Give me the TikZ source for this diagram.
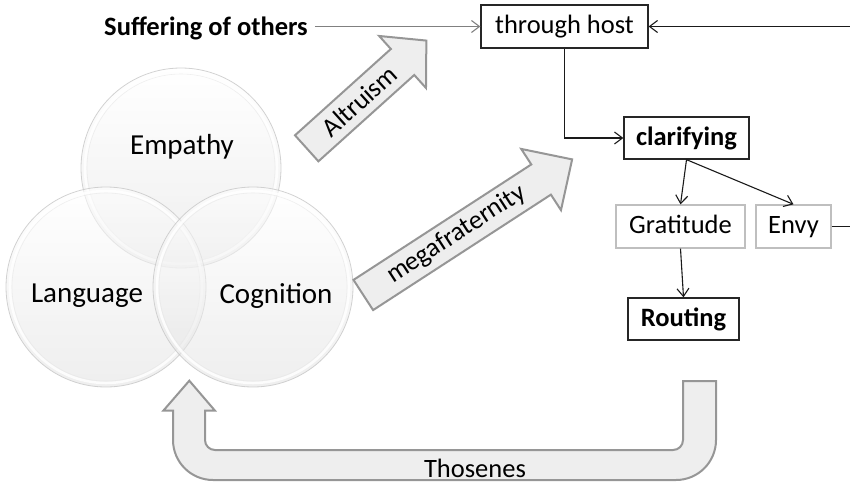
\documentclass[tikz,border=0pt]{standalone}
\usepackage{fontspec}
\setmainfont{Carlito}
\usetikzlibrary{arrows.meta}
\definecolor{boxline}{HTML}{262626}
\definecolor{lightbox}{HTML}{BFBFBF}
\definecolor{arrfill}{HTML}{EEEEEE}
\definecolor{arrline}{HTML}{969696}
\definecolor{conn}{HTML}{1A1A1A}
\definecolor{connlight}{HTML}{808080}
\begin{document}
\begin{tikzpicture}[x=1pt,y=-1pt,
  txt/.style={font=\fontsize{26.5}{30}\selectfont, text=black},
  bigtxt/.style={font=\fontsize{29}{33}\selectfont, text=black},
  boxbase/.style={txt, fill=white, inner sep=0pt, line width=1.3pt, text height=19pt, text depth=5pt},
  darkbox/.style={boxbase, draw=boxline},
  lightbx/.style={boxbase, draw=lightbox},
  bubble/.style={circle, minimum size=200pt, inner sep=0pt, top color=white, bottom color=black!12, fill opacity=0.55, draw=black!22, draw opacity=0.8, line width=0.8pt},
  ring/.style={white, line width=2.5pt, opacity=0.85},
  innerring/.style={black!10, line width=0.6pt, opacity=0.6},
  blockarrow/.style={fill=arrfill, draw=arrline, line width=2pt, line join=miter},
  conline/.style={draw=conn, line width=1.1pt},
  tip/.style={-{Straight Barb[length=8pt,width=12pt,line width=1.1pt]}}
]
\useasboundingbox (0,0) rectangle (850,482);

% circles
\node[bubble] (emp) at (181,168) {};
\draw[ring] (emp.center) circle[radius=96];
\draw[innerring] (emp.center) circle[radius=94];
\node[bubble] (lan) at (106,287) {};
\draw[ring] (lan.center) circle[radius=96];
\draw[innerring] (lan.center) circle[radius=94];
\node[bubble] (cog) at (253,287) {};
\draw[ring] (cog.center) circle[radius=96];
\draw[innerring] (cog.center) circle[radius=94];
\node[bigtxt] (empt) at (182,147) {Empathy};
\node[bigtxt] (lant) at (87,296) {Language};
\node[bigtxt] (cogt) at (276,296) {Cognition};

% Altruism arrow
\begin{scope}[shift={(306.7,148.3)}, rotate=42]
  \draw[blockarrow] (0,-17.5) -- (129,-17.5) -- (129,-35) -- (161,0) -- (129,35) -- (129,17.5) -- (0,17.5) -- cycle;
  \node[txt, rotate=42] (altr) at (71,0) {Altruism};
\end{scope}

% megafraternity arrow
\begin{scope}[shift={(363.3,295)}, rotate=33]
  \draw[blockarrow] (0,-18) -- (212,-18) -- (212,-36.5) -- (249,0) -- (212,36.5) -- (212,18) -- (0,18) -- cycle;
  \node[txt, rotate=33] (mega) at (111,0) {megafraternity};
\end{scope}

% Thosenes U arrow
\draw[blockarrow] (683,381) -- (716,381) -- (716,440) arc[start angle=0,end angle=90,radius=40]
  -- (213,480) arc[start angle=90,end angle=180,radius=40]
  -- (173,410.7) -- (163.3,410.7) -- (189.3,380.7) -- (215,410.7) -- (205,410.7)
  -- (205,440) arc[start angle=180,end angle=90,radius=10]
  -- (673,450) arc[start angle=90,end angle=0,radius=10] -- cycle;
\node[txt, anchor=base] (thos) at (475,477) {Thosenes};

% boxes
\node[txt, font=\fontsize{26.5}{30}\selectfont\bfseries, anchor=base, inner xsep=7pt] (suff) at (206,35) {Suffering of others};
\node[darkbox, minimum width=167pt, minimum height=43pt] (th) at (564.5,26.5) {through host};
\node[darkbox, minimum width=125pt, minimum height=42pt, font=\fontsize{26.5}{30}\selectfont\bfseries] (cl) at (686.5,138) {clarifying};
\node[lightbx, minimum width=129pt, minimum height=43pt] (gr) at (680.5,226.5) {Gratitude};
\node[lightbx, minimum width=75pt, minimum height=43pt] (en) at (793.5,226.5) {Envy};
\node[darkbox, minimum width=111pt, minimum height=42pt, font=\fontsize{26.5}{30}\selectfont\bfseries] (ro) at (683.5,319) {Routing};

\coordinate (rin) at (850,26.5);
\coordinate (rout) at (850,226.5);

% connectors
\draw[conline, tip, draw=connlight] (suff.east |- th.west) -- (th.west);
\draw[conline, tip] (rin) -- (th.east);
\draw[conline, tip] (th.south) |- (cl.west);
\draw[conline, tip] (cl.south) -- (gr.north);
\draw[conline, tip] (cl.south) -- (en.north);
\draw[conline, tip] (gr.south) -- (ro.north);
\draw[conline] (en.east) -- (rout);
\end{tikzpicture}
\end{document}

----------

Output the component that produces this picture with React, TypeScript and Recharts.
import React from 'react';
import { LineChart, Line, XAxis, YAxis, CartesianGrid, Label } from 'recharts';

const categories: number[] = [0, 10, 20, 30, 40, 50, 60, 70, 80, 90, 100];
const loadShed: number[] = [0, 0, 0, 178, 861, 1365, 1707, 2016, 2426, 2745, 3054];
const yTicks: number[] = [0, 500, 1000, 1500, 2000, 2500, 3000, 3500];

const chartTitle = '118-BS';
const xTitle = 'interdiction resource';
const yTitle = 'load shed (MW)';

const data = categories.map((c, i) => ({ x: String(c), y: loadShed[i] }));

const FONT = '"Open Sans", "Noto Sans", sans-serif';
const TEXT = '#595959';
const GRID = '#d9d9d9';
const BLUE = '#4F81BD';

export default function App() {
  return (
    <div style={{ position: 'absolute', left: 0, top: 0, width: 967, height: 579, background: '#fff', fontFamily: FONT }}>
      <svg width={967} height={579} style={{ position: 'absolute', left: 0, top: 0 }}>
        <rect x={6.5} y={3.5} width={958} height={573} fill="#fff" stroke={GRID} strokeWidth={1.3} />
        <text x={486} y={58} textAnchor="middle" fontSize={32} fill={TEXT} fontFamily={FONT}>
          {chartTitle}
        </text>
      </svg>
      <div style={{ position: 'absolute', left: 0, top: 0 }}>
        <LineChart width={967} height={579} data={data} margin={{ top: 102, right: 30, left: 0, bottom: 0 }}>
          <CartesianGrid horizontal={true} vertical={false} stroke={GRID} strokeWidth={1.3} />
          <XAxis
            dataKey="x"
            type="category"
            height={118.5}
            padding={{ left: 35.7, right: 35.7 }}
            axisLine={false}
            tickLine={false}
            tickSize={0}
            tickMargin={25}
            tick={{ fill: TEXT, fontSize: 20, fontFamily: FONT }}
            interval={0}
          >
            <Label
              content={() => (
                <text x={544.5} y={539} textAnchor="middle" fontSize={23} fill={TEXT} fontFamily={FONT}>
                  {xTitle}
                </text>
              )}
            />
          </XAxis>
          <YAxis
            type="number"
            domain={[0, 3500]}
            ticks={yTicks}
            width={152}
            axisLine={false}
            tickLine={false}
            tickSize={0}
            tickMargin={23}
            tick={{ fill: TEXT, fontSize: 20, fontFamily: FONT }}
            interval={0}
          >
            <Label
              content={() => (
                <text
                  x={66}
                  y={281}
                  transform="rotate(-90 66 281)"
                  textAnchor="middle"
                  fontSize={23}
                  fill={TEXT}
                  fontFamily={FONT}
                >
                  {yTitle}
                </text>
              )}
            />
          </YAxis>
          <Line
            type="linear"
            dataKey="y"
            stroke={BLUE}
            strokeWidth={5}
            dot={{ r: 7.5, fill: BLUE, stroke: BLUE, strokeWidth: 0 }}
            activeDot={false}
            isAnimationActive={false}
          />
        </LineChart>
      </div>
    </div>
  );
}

----------

◆ Challenge
Go back over the listing above and copy exactly the lines that begin at the line with "Output the component" and stop after the line with "const yTitle = 'load shed (MW)';"; leave out every other line.

◆ Exercise output
Output the component that produces this picture with React, TypeScript and Recharts.
import React from 'react';
import { LineChart, Line, XAxis, YAxis, CartesianGrid, Label } from 'recharts';

const categories: number[] = [0, 10, 20, 30, 40, 50, 60, 70, 80, 90, 100];
const loadShed: number[] = [0, 0, 0, 178, 861, 1365, 1707, 2016, 2426, 2745, 3054];
const yTicks: number[] = [0, 500, 1000, 1500, 2000, 2500, 3000, 3500];

const chartTitle = '118-BS';
const xTitle = 'interdiction resource';
const yTitle = 'load shed (MW)';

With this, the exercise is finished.